There are different virtualization approaches for SSDs. There are software approaches that emulates storage disks for virtual machines to access SSDs, but they often create appreciable software overheads that limits the disk drives from their best performance. In contrast, SR-IOV is more of a hardware approach, it is achieved by the NVMe controller built into the disk drive, thus eliminates much of that software overheads. Following diagram illustrates how virtual machines could possibly interact with NVMe storage devices.
In classical virtual environment, when virtual machines (guest OS) are to communicate with the disks, say retrieving data from it, it must go through the hypervisor. The hypervisor handles all the interruptions coming back and forth, it maps the guest OS and the physical device so that the data travels the right route and lands to the right place. As a result, it consumes much CPU resources and the performance drops.
When SR-IOV is enabled, users can create multiple virtual functions (VF) that are associated to one physical function (PF), you can think of it as creating multiple clones from one SSD, so that the physical SSD can be accessed by different machines at the same time, sharing the bandwidth of the SSD. The specification of SR-IOV is developed and maintained by PCI-SIG, you could visit their site for more details.
These SSD virtual functions are the key that drives improved performance in VMs. Unlike the physical function that contains full PCIe functions, a virtual function is a lightweight PCIe device, and its purpose is only to allow data movement, therefore users would not be able to do much configuration from a VF. A VF only contains the resources given to it by the PF.

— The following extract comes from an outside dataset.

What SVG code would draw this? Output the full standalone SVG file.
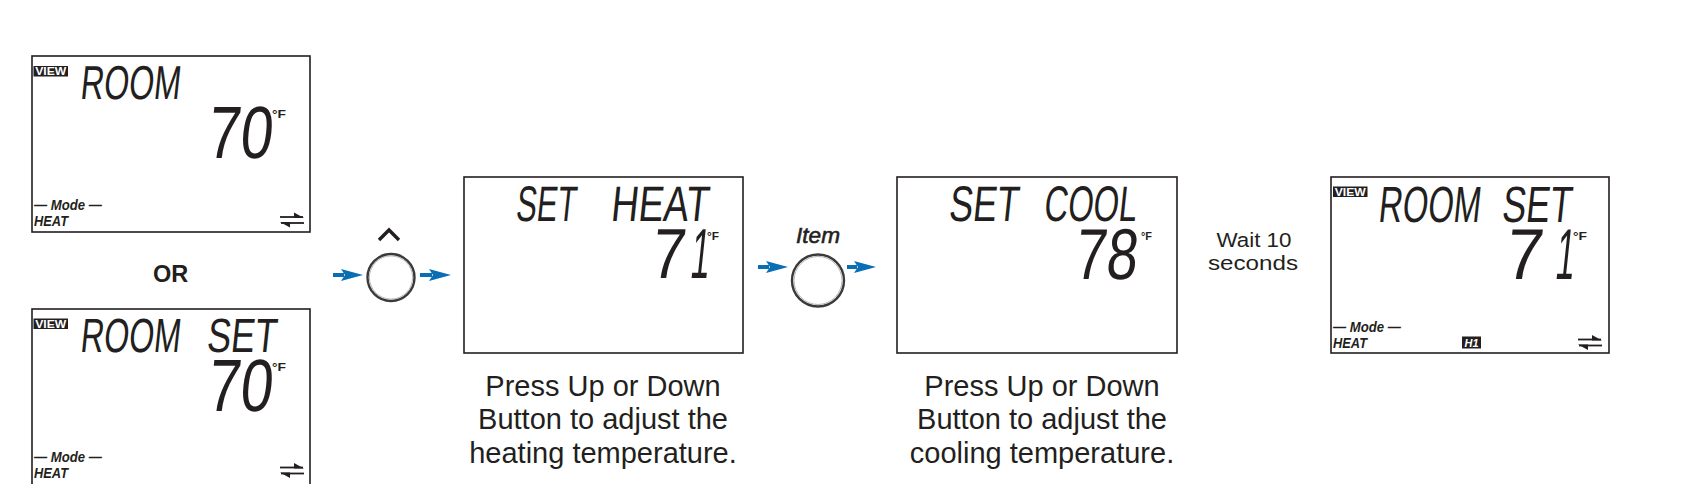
<svg xmlns="http://www.w3.org/2000/svg" xmlns:xlink="http://www.w3.org/1999/xlink" width="1689" height="484" viewBox="0 0 1689 484">
<style>
  .box { fill: #ffffff; stroke: #231f20; stroke-width: 1.6; }
  .lcd { font-family: "Liberation Sans", Arial, sans-serif; fill: #231f20; }
  .deg { font-family: "Liberation Sans", Arial, sans-serif; font-weight: bold; font-size: 11px; fill: #231f20; }
  .mode { font-family: "Liberation Sans", Arial, sans-serif; font-weight: bold; font-style: italic; fill: #231f20; }
  .badge { fill: #231f20; }
  .badgetxt { font-family: "Liberation Sans", Arial, sans-serif; font-weight: bold; font-size: 10.5px; fill: #ffffff; text-anchor: middle; }
  .cap { font-family: "Liberation Sans", Arial, sans-serif; font-size: 29px; fill: #231f20; text-anchor: middle; }
  .lbl { font-family: "Liberation Sans", Arial, sans-serif; fill: #231f20; text-anchor: middle; }
  .arrow { stroke: #0a6eb4; stroke-width: 4; fill: none; marker-end: url(#ah); }
  .btn { fill: #ffffff; stroke: #3a3a3a; stroke-width: 2.4; }
  .btnin { fill: none; stroke: #b5b5b5; stroke-width: 1; }
  .swap { stroke: #231f20; stroke-width: 1.8; fill: none; }
</style>
<defs>
  <marker id="ah" viewBox="0 0 22 12" markerWidth="22" markerHeight="12" refX="3" refY="6" orient="auto" markerUnits="userSpaceOnUse">
    <path d="M0,0 L22,6 L0,12 L4,6 Z" fill="#0a6eb4"/>
  </marker>
  <g id="swapicon">
    <line class="swap" x1="0" y1="0" x2="23" y2="0"/>
    <polygon points="24,0.9 14,-4.5 14,0.9" fill="#231f20"/>
    <line class="swap" x1="1" y1="6" x2="24" y2="6"/>
    <polygon points="0,5.1 10,10.5 10,5.1" fill="#231f20"/>
  </g>
</defs>

<rect x="0" y="0" width="1689" height="484" fill="#ffffff"/>

<g id="display-room">
  <rect class="box" x="32" y="56" width="278" height="176"/>
  <rect class="badge" x="33.5" y="66" width="34.5" height="10.5"/>
  <text class="badgetxt" x="50.7" y="75.3" textLength="31" lengthAdjust="spacingAndGlyphs">VIEW</text>
  <text class="lcd" transform="translate(79.5,99) skewX(-6)" font-size="47.5" textLength="100" lengthAdjust="spacingAndGlyphs">ROOM</text>
  <text class="lcd" transform="translate(206,158) skewX(-6)" font-size="74" textLength="65" lengthAdjust="spacingAndGlyphs">70</text>
  <text class="deg" x="272" y="118" textLength="14" lengthAdjust="spacingAndGlyphs">°F</text>
  <text class="mode" x="34" y="210" font-size="14.5" textLength="68" lengthAdjust="spacingAndGlyphs">— Mode —</text>
  <text class="mode" x="34" y="226" font-size="15" textLength="34" lengthAdjust="spacingAndGlyphs">HEAT</text>
  <use xlink:href="#swapicon" x="280" y="217"/>
</g>

<g id="or-label">
  <text class="lbl" x="170.5" y="282" font-size="23.5" font-weight="bold">OR</text>
</g>

<g id="display-room-set">
  <rect class="box" x="32" y="309" width="278" height="185"/>
  <rect class="badge" x="33.5" y="318.5" width="34.5" height="10.5"/>
  <text class="badgetxt" x="50.7" y="327.8" textLength="31" lengthAdjust="spacingAndGlyphs">VIEW</text>
  <text class="lcd" transform="translate(79.5,352) skewX(-6)" font-size="48" textLength="100" lengthAdjust="spacingAndGlyphs">ROOM</text>
  <text class="lcd" transform="translate(206,352) skewX(-6)" font-size="48" textLength="69.5" lengthAdjust="spacingAndGlyphs">SET</text>
  <text class="lcd" transform="translate(206,411) skewX(-6)" font-size="74" textLength="65" lengthAdjust="spacingAndGlyphs">70</text>
  <text class="deg" x="272" y="371" textLength="14" lengthAdjust="spacingAndGlyphs">°F</text>
  <text class="mode" x="34" y="462" font-size="14.5" textLength="68" lengthAdjust="spacingAndGlyphs">— Mode —</text>
  <text class="mode" x="34" y="478" font-size="15" textLength="34" lengthAdjust="spacingAndGlyphs">HEAT</text>
  <use xlink:href="#swapicon" x="280" y="467.5"/>
</g>

<g id="up-button">
  <path d="M379,240 L389,230 L399,240" fill="none" stroke="#231f20" stroke-width="3.4" stroke-linejoin="miter"/>
  <circle class="btn" cx="391" cy="277.5" r="23.5"/>
  <circle class="btnin" cx="391" cy="277.5" r="21.6"/>
</g>

<g id="display-set-heat">
  <rect class="box" x="464" y="177" width="279" height="176"/>
  <text class="lcd" transform="translate(515,221) skewX(-6)" font-size="50" textLength="60" lengthAdjust="spacingAndGlyphs">SET</text>
  <text class="lcd" transform="translate(610,221) skewX(-6)" font-size="50" textLength="97.7" lengthAdjust="spacingAndGlyphs">HEAT</text>
  <text class="lcd" transform="translate(650,278) skewX(-6)" font-size="71" textLength="33.4" lengthAdjust="spacingAndGlyphs">7</text>
  <text class="lcd" transform="translate(689,278) skewX(-6)" font-size="71" textLength="19" lengthAdjust="spacingAndGlyphs">1</text>
  <text class="deg" x="707" y="240" textLength="12" lengthAdjust="spacingAndGlyphs">°F</text>
</g>

<g id="caption-heat">
  <text class="cap" x="603" y="395.5">Press Up or Down</text>
  <text class="cap" x="603" y="429">Button to adjust the</text>
  <text class="cap" x="603" y="462.5">heating temperature.</text>
</g>

<g id="item-button">
  <text class="lbl" x="818" y="243" font-size="22.5" font-style="italic" stroke="#231f20" stroke-width="0.6" textLength="44" lengthAdjust="spacingAndGlyphs">Item</text>
  <circle class="btn" cx="818" cy="280.5" r="26"/>
  <circle class="btnin" cx="818" cy="280.5" r="24"/>
</g>

<g id="display-set-cool">
  <rect class="box" x="897" y="177" width="280" height="176"/>
  <text class="lcd" transform="translate(948,221) skewX(-6)" font-size="50" textLength="69.5" lengthAdjust="spacingAndGlyphs">SET</text>
  <text class="lcd" transform="translate(1043,221) skewX(-6)" font-size="50" textLength="92.8" lengthAdjust="spacingAndGlyphs">COOL</text>
  <text class="lcd" transform="translate(1073.5,279) skewX(-6)" font-size="72" textLength="62.4" lengthAdjust="spacingAndGlyphs">78</text>
  <text class="deg" x="1141" y="240" textLength="11" lengthAdjust="spacingAndGlyphs">°F</text>
</g>

<g id="caption-cool">
  <text class="cap" x="1042" y="395.5">Press Up or Down</text>
  <text class="cap" x="1042" y="429">Button to adjust the</text>
  <text class="cap" x="1042" y="462.5">cooling temperature.</text>
</g>

<g id="wait-label">
  <text class="lbl" x="1254" y="247" font-size="20.5" textLength="75" lengthAdjust="spacingAndGlyphs">Wait 10</text>
  <text class="lbl" x="1253" y="270" font-size="20.5" textLength="90" lengthAdjust="spacingAndGlyphs">seconds</text>
</g>

<g id="display-room-set-final">
  <rect class="box" x="1331" y="177" width="278" height="176"/>
  <rect class="badge" x="1333" y="186.5" width="34.5" height="10.5"/>
  <text class="badgetxt" x="1350.2" y="195.8" textLength="31" lengthAdjust="spacingAndGlyphs">VIEW</text>
  <text class="lcd" transform="translate(1377.5,222) skewX(-6)" font-size="51" textLength="102" lengthAdjust="spacingAndGlyphs">ROOM</text>
  <text class="lcd" transform="translate(1501,222) skewX(-6)" font-size="51" textLength="69.5" lengthAdjust="spacingAndGlyphs">SET</text>
  <text class="lcd" transform="translate(1504,279) skewX(-6)" font-size="72" textLength="37" lengthAdjust="spacingAndGlyphs">7</text>
  <text class="lcd" transform="translate(1554,279) skewX(-6)" font-size="72" textLength="19" lengthAdjust="spacingAndGlyphs">1</text>
  <text class="deg" x="1573" y="240" textLength="14" lengthAdjust="spacingAndGlyphs">°F</text>
  <text class="mode" x="1333" y="331.5" font-size="14.5" textLength="68" lengthAdjust="spacingAndGlyphs">— Mode —</text>
  <text class="mode" x="1333" y="347.5" font-size="15" textLength="34" lengthAdjust="spacingAndGlyphs">HEAT</text>
  <rect class="badge" x="1462" y="336.5" width="19" height="12"/>
  <text class="badgetxt" x="1471.5" y="346.8" font-style="italic" font-size="11.5" textLength="14" lengthAdjust="spacingAndGlyphs">H1</text>
  <use xlink:href="#swapicon" x="1578" y="339.5"/>
</g>

<g id="connectors">
  <line class="arrow" x1="333" y1="275" x2="344" y2="275"/>
  <line class="arrow" x1="420" y1="275" x2="432" y2="275"/>
  <line class="arrow" x1="758" y1="267" x2="769" y2="267"/>
  <line class="arrow" x1="847" y1="267" x2="857" y2="267"/>
</g>
</svg>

When the VFs are attached to a virtual machine, the virtual machine would recognize it as an actual PCIe device that is directly attached. As the PF already mapped certain resources to VFs, the virtual machine can now access these resources through a direct I/O path that is introduced by the VF. In addition, the interruptions that are previously handled by the hypervisor is now passed to individual virtual machines. In other words, the data goes directly to the virtual machine without having to go through hypervisor or any other layers that would otherwise increase wait time.
Falcon NVMe MR-IOV:
Our proposed MR-IOV solution extends the application of SR-IOV. It allows not only VMs, but VMs on different host machines to share a physical SSD by enabling SR-IOV independent to the host machines. Following diagram illustrates the architecture of our solution.
We also did a quick fio tests on virtual machine using Falcon NVMe chassis and Samsung PM1735 NVMe SSDs. In the test, we assigned a VF with 3 TB capacity to the host, then passed it through to the virtual machine (Ubuntu 20.04). Table 2 shows the environment used and the fio bandwidth result.